The top UN human rights official has voiced concern about US President Donald Trump’s decision to end an amnesty for hundreds of thousands of immigrants brought illegally to the country as children, urging the US Congress to give them "durable legal status."

"I am concerned by the government's decision to end the Deferred Action for Childhood Arrivals [DACA] program," UN rights chief Zeid Ra'ad al-Hussein said Monday at the opening of the 36th session of the UN Human Rights Council (UNHCR) in Geneva.

Zeid underscored DACA’s "positive impact on the lives of hundreds of thousands of young migrants, and on the US economy and society.”

“I hope Congress will now act to provide former DACA beneficiaries with durable legal status. I am disturbed by the increase in detentions and deportations of well-established and law-abiding immigrants,” he said.

Zeid also said the number of detentions of migrants with no criminal convictions was 155 percent higher during the first five months of this year than during the same period of 2016.

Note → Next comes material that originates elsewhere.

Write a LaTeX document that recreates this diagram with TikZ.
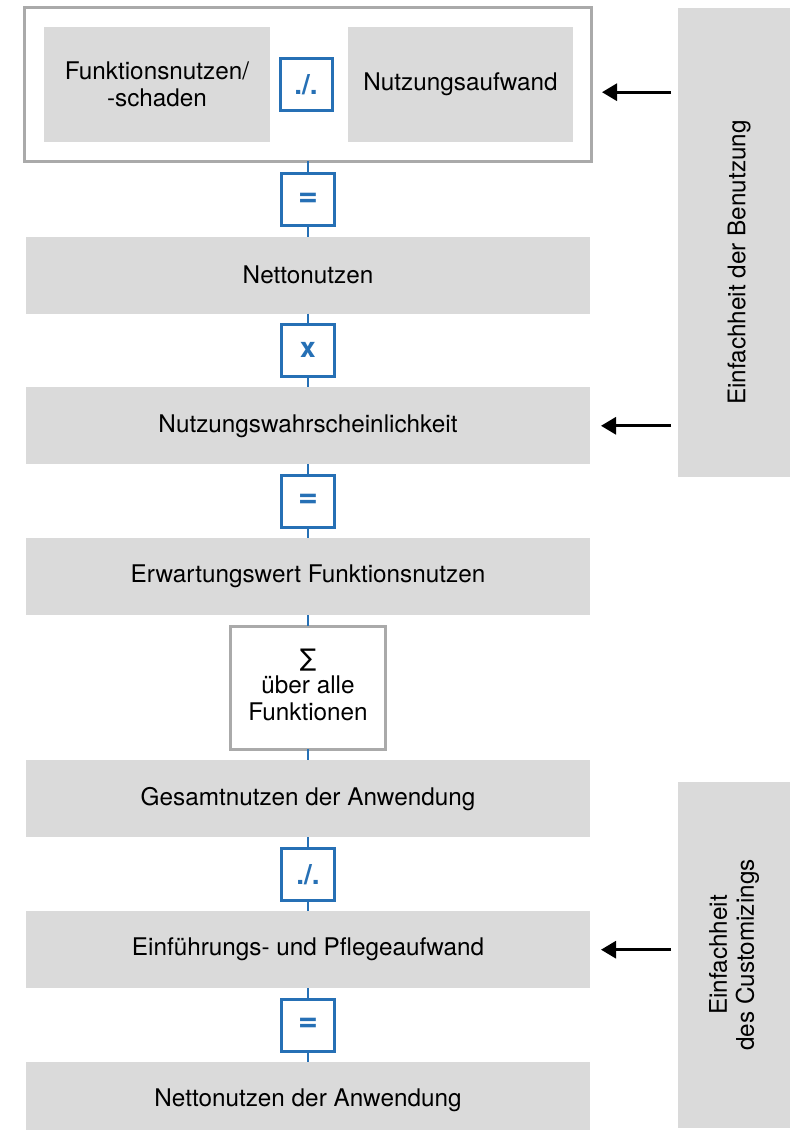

"Some migrants, including longstanding residents, are now so frightened of expedited deportation they refrain from accessing police protection and courtrooms," he warned.

Trump said last week that his administration would end DACA, an Obama-era program that offers protection to young undocumented immigrants brought to the US as children.

The program allowed nearly 800,000 young immigrants, often called "Dreamers", to live, study and work in the US.

Trump had promised to get rid of the program during his presidential campaign, though he softened that rhetoric soon after being inaugurated.

The president’s anti-immigration policies have sparked protests both inside the US and abroad since he took office in January.

Thousand of activists participated in demonstrations in several US cities on Saturday to express their resentment against scrapping DACA.

Proponents of the program have criticized Trump as a demagogue who has unfairly portrayed undocumented immigrants as criminals and inherently suspicious.

Zeid also repeated his concerns over the growing racism in the US, including last month’s white supremacist rally in Charlottesville, Virginia, which is also "increasingly manifested online and in public debates".